Quand c’est Ron Rash en personne qui dit que Jon Sealy est « une nouvelle grande voix de la littérature du Sud », on n’a qu’une envie, ou plutôt deux envies : 1. le croire et 2. lire « Un seul parmi les vivants », premier roman de l’auteur, publié dans l’excellente collection « Terres d’Amérique ».
En 1932 en Californie du Sud, et en pleine Prohibition, deux jeunes hommes sont retrouvés assassinés. Ils étaient mêlés au trafic local de bourbon. Le shérif Furman Chambers mène l’enquête, mais la rumeur dit que c’est Mary Jane Hopewell qui les a tués. Sous ce prénom féminin se cache un marginal, qui lui aussi s’est piqué de faire du trafic de bourbon, concurrençant le magnat local, Larthan Tull. (Le titre original est « The whisky baron »). La guerre du bourbon va entraîner la petite communauté dans une spirale meurtrière…
Même s’il y a un shérif, « Un seul parmi les vivants » n’est pas vraiment une enquête, car on sait très vite qui a tué les deux jeunes. Ce roman est plutôt la peinture d’un microcosme, celui d’une petite ville où quasiment tout le monde, de près ou de loin, est mêlé au trafic de bourbon. Il y a bien sûr les producteurs, qu’ils opèrent à un niveau industriel comme Tull ou artisanal comme Mary Jane, les consommateurs, mais aussi presque tous les paysans du coin, qui vendent leur maïs aux producteurs. Un réseau économique bien huilé, sans parler de la logistique du bourbon, assurée par une petite femme qui ne paie pas de mine, Tante Lou, mais qui gère toute la distribution de cet alcool d’une main de fer. Une économie parallèle qui repose sur les principes du capitalisme alors que le pays est encore plongé dans le marasme de la crise de 29.
Le récit repose sur toute une galerie de personnages aussi originaux qu’attachants, même si le malheur n’est jamais loin. Un malheur qui souvent prend racine des années auparavant, notamment pendant la guerre de 14-18 qui a tué le mari de la veuve Coleman, les deux fils de Furman et Alma Chambers et qui a a grandement perturbé Mary Jane. Il y a dans cette histoire des familles unies, des histoires d’amour, de la solidarité entre frères, mais la tragédie n’est jamais loin, tout comme la violence, souvent gratuite.

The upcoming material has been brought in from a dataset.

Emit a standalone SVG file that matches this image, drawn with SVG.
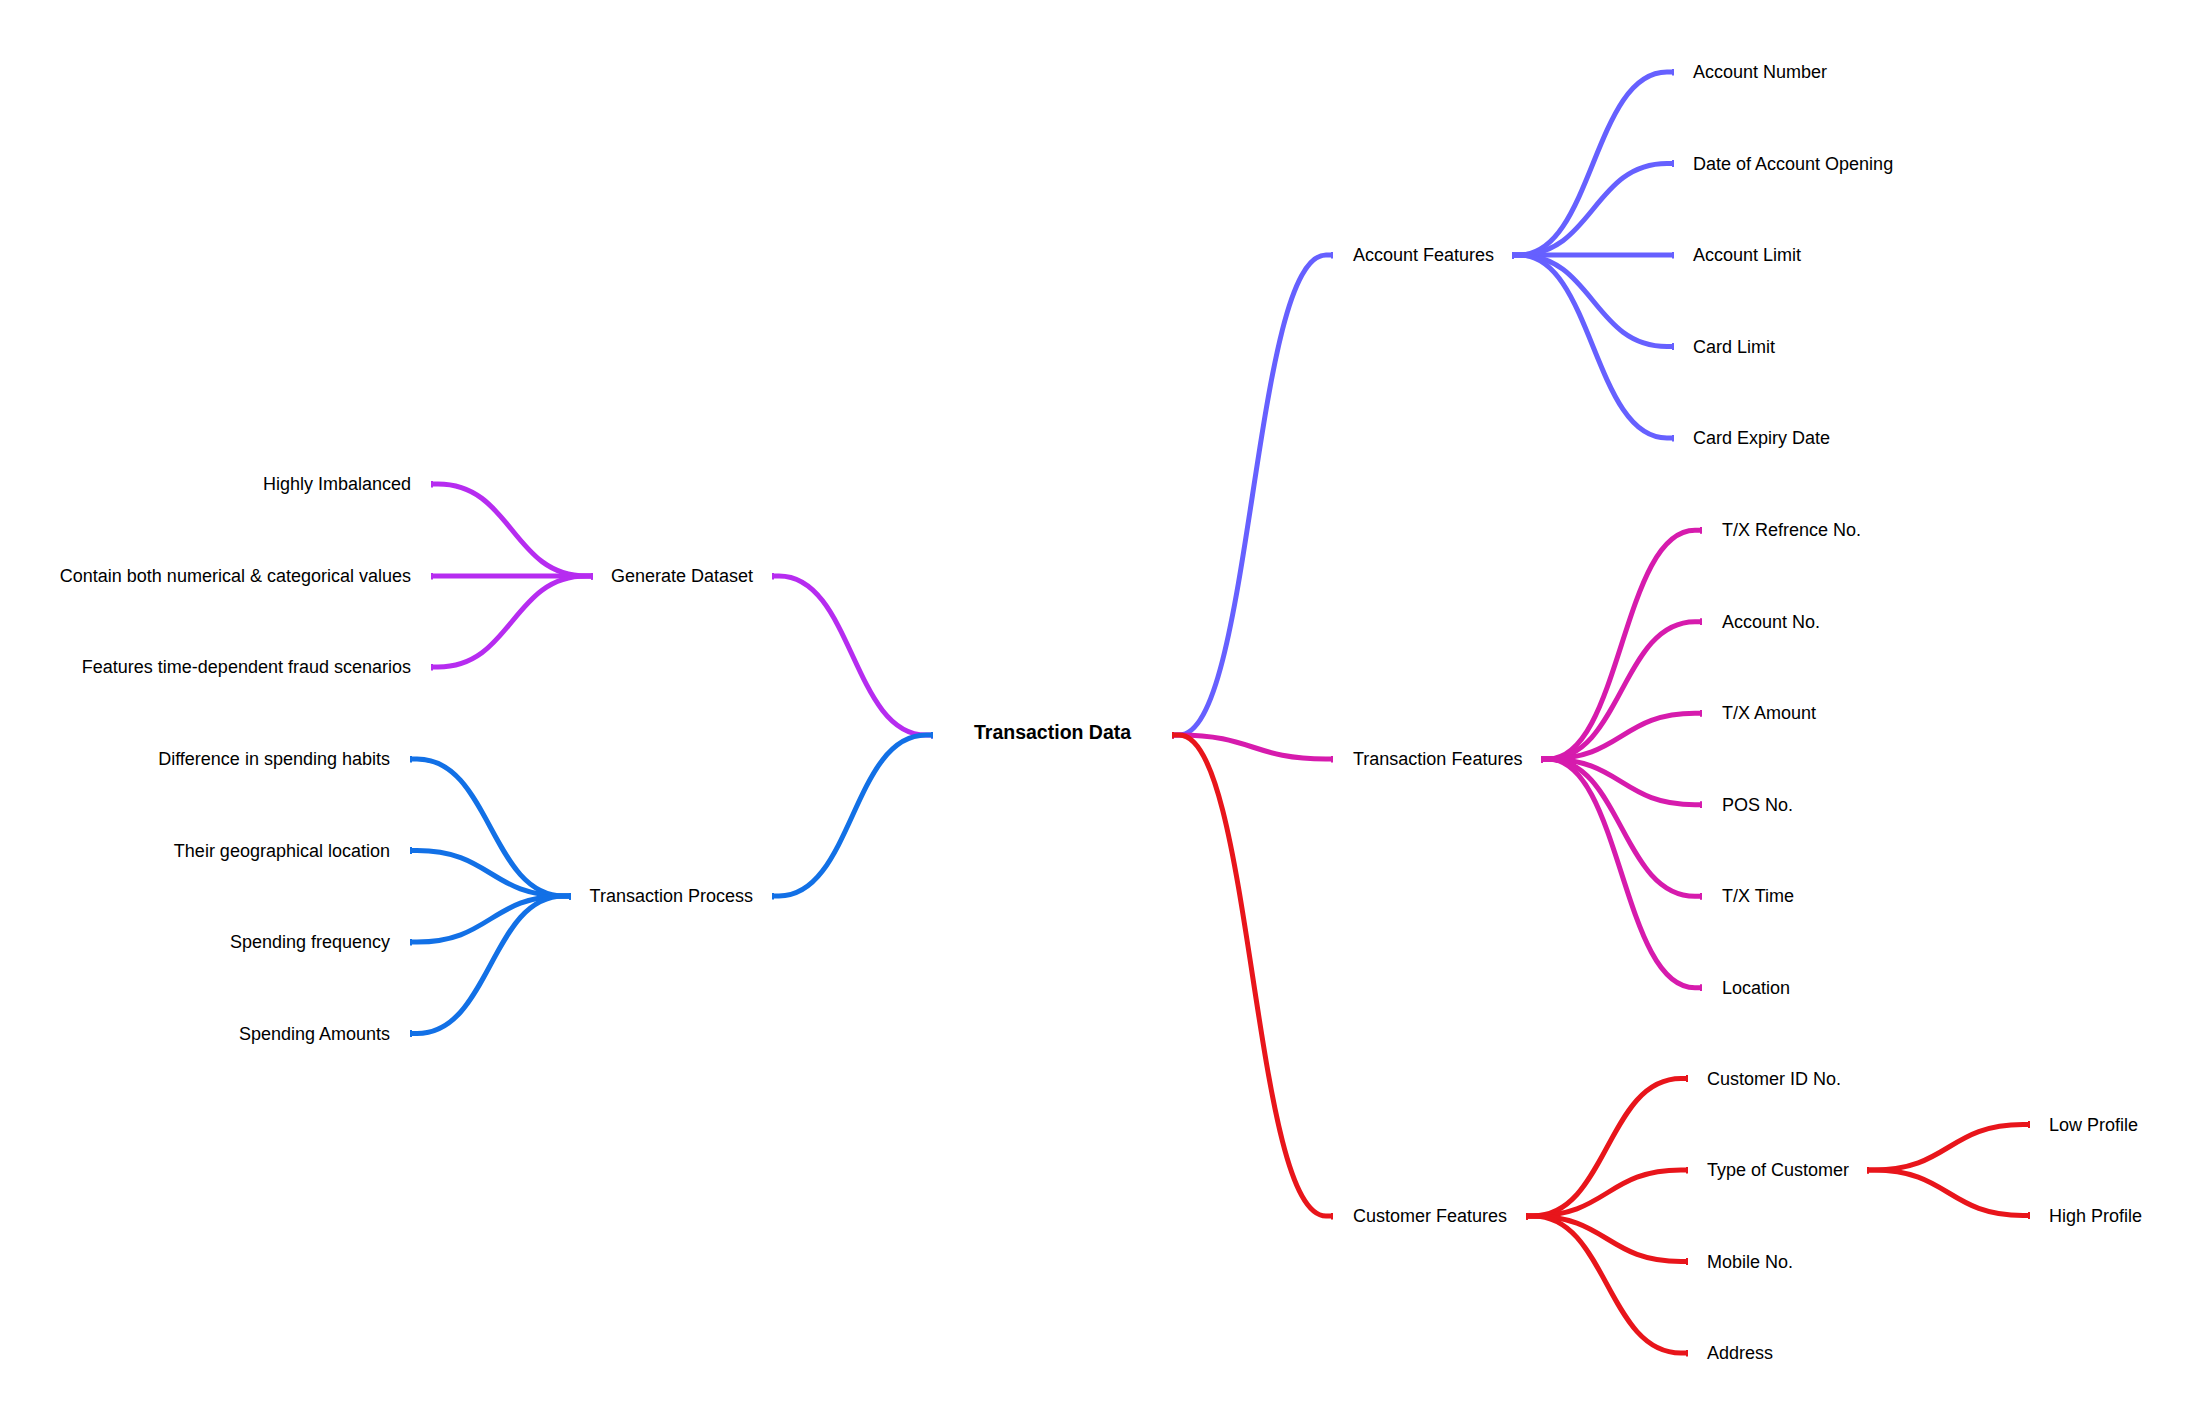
<svg xmlns="http://www.w3.org/2000/svg" width="2201" height="1424" viewBox="0 0 2201 1424">
<style>
  text { font-family: "Liberation Sans", Arial, sans-serif; font-size: 18px; fill: #000000; }
  .root { font-size: 19.5px; font-weight: bold; }
  .end { text-anchor: end; }
  path { fill: none; stroke-width: 5; stroke-linecap: butt; }
  .c-gd { stroke: #b62cf0; marker-start: url(#t-gd); marker-end: url(#t-gd); }
  .c-tp { stroke: #1270e6; marker-start: url(#t-tp); marker-end: url(#t-tp); }
  .c-af { stroke: #6660ff; marker-start: url(#t-af); marker-end: url(#t-af); }
  .c-tf { stroke: #d61bad; marker-start: url(#t-tf); marker-end: url(#t-tf); }
  .c-cf { stroke: #e8151b; marker-start: url(#t-cf); marker-end: url(#t-cf); }
</style>
<defs>
  <marker id="t-gd" markerUnits="userSpaceOnUse" markerWidth="2" markerHeight="7" refX="1" refY="3.5" orient="auto" viewBox="0 0 2 7"><rect x="0" y="0" width="2" height="7" fill="#b62cf0"/></marker>
  <marker id="t-tp" markerUnits="userSpaceOnUse" markerWidth="2" markerHeight="7" refX="1" refY="3.5" orient="auto" viewBox="0 0 2 7"><rect x="0" y="0" width="2" height="7" fill="#1270e6"/></marker>
  <marker id="t-af" markerUnits="userSpaceOnUse" markerWidth="2" markerHeight="7" refX="1" refY="3.5" orient="auto" viewBox="0 0 2 7"><rect x="0" y="0" width="2" height="7" fill="#6660ff"/></marker>
  <marker id="t-tf" markerUnits="userSpaceOnUse" markerWidth="2" markerHeight="7" refX="1" refY="3.5" orient="auto" viewBox="0 0 2 7"><rect x="0" y="0" width="2" height="7" fill="#d61bad"/></marker>
  <marker id="t-cf" markerUnits="userSpaceOnUse" markerWidth="2" markerHeight="7" refX="1" refY="3.5" orient="auto" viewBox="0 0 2 7"><rect x="0" y="0" width="2" height="7" fill="#e8151b"/></marker>
</defs>
<rect x="0" y="0" width="2201" height="1424" fill="#ffffff"/>

<g id="connectors">
  <path class="c-gd" d="M932 735 H926 C852.5 735 852.5 576 779 576 H773"/>
  <path class="c-tp" d="M932 735 H926 C852.5 735 852.5 896 779 896 H773"/>
  <path class="c-gd" d="M592 576 H586 C512 576 512 484 438 484 H432"/>
  <path class="c-gd" d="M592 576 H432"/>
  <path class="c-gd" d="M592 576 H586 C512 576 512 667 438 667 H432"/>
  <path class="c-tp" d="M570 896 H564 C490.5 896 490.5 759 417 759 H411"/>
  <path class="c-tp" d="M570 896 H564 C490.5 896 490.5 850.5 417 850.5 H411"/>
  <path class="c-tp" d="M570 896 H564 C490.5 896 490.5 942 417 942 H411"/>
  <path class="c-tp" d="M570 896 H564 C490.5 896 490.5 1033.5 417 1033.5 H411"/>
  <path class="c-af" d="M1173 735 H1179 C1252.5 735 1252.5 255 1326 255 H1332"/>
  <path class="c-tf" d="M1173 735 H1179 C1252.5 735 1252.5 759 1326 759 H1332"/>
  <path class="c-cf" d="M1173 735 H1179 C1252.5 735 1252.5 1216 1326 1216 H1332"/>
  <path class="c-af" d="M1513 255 H1519 C1593 255 1593 72 1667 72 H1673"/>
  <path class="c-af" d="M1513 255 H1519 C1593 255 1593 163.5 1667 163.5 H1673"/>
  <path class="c-af" d="M1513 255 H1673"/>
  <path class="c-af" d="M1513 255 H1519 C1593 255 1593 346.5 1667 346.5 H1673"/>
  <path class="c-af" d="M1513 255 H1519 C1593 255 1593 438 1667 438 H1673"/>
  <path class="c-tf" d="M1542 759 H1548 C1621.5 759 1621.5 530.25 1695 530.25 H1701"/>
  <path class="c-tf" d="M1542 759 H1548 C1621.5 759 1621.5 621.75 1695 621.75 H1701"/>
  <path class="c-tf" d="M1542 759 H1548 C1621.5 759 1621.5 713.25 1695 713.25 H1701"/>
  <path class="c-tf" d="M1542 759 H1548 C1621.5 759 1621.5 804.75 1695 804.75 H1701"/>
  <path class="c-tf" d="M1542 759 H1548 C1621.5 759 1621.5 896.25 1695 896.25 H1701"/>
  <path class="c-tf" d="M1542 759 H1548 C1621.5 759 1621.5 987.75 1695 987.75 H1701"/>
  <path class="c-cf" d="M1527 1216 H1533 C1607 1216 1607 1078.5 1681 1078.5 H1687"/>
  <path class="c-cf" d="M1527 1216 H1533 C1607 1216 1607 1170 1681 1170 H1687"/>
  <path class="c-cf" d="M1527 1216 H1533 C1607 1216 1607 1261.5 1681 1261.5 H1687"/>
  <path class="c-cf" d="M1527 1216 H1533 C1607 1216 1607 1353 1681 1353 H1687"/>
  <path class="c-cf" d="M1868 1170 H1874 C1948.5 1170 1948.5 1124.5 2023 1124.5 H2029"/>
  <path class="c-cf" d="M1868 1170 H1874 C1948.5 1170 1948.5 1215.5 2023 1215.5 H2029"/>
</g>

<g id="node-transaction-data"><text class="root" x="974" y="739">Transaction Data</text></g>

<g id="node-generate-dataset"><text class="end" x="753" y="582">Generate Dataset</text></g>
<g id="node-highly-imbalanced"><text class="end" x="411" y="490">Highly Imbalanced</text></g>
<g id="node-contain-both"><text class="end" x="411" y="582">Contain both numerical &amp; categorical values</text></g>
<g id="node-features-time"><text class="end" x="411" y="673">Features time-dependent fraud scenarios</text></g>

<g id="node-transaction-process"><text class="end" x="753" y="902">Transaction Process</text></g>
<g id="node-difference"><text class="end" x="390" y="765">Difference in spending habits</text></g>
<g id="node-geographical"><text class="end" x="390" y="856.5">Their geographical location</text></g>
<g id="node-frequency"><text class="end" x="390" y="948">Spending frequency</text></g>
<g id="node-amounts"><text class="end" x="390" y="1039.5">Spending Amounts</text></g>

<g id="node-account-features"><text x="1353" y="261">Account Features</text></g>
<g id="node-account-number"><text x="1693" y="78">Account Number</text></g>
<g id="node-date-opening"><text x="1693" y="169.5">Date of Account Opening</text></g>
<g id="node-account-limit"><text x="1693" y="261">Account Limit</text></g>
<g id="node-card-limit"><text x="1693" y="352.5">Card Limit</text></g>
<g id="node-card-expiry"><text x="1693" y="444">Card Expiry Date</text></g>

<g id="node-transaction-features"><text x="1353" y="765">Transaction Features</text></g>
<g id="node-tx-ref"><text x="1722" y="536.25">T/X Refrence No.</text></g>
<g id="node-account-no"><text x="1722" y="627.75">Account No.</text></g>
<g id="node-tx-amount"><text x="1722" y="719.25">T/X Amount</text></g>
<g id="node-pos-no"><text x="1722" y="810.75">POS No.</text></g>
<g id="node-tx-time"><text x="1722" y="902.25">T/X Time</text></g>
<g id="node-location"><text x="1722" y="993.75">Location</text></g>

<g id="node-customer-features"><text x="1353" y="1222">Customer Features</text></g>
<g id="node-customer-id"><text x="1707" y="1084.5">Customer ID No.</text></g>
<g id="node-type-customer"><text x="1707" y="1176">Type of Customer</text></g>
<g id="node-mobile"><text x="1707" y="1267.5">Mobile No.</text></g>
<g id="node-address"><text x="1707" y="1359">Address</text></g>

<g id="node-low-profile"><text x="2049" y="1130.5">Low Profile</text></g>
<g id="node-high-profile"><text x="2049" y="1221.5">High Profile</text></g>
</svg>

« Un seul parmi les vivants » est un roman noir, où l’auteur ne nous noie pas sous les rebondissements, mais distille une tension sourde. On sait que le livre va mal finir, mais qui va mourir? (le qui étant au pluriel, on ne peut pas croire qu’il n’y ait qu’une victime!) Le rythme n’est pas très rapide, mais Jon Sealy prend le temps de poser ses personnages, de poser les situations…de faire aussi en sorte qu’on s’attache aux personnages, tout en redoutant que leur fin ne soit tragique.
Bien écrit, rendant à merveille l’atmosphère de cette petite ville du Sud des Etats-Unis, « Un seul parmi les vivants » m’a tenue en haleine tout au long de l’histoire… J’avais envie d’aimer ce livre et je n’ai pas été déçue, c’est vraiment un excellent premier roman, et je suis ravie d’avoir découvert cet auteur prometteur!
Publié en Mars 2017 chez Albin Michel, traduit par Michel Lederer, 368 pages.
18e lecture de la Rentrée Littéraire de Janvier 2017.
Effectivement, tout pour plaire ce premier roman !!
une bien belle surprise, en effet!
Un nouveau auteur américain? Publié la collection « Terres d’Amérique »? Impossible de passer à côté. Je veux les yeux fermés.
ah clairement, tu peux y aller ! 🙂 Electra est en train de le lire aussi 🙂
Si Ron Rash le dit, je ne peux que suivre !
oui c’est plutôt une valeur sûre!
Je me pense un peu fâchée en ce moment avec les romans américains de ce genre, mais dès qu’ils reviennent en odeur de sainteté, je me souviendrai de celui-là 😉
tu ne devrais pas être déçue !
Typiquement mon genre ça, je sais d’avance que je vais adorer !
en le lisant, j’ai pensé à Marie-Claude, Electra et toi, en me disant que c’était un livre pour vous !
Je découvre à travers cet article ton blog ; ce livre a l’air très intéressant, j’aime beaucoup tout ce qui se déroule durant la Grande Dépression.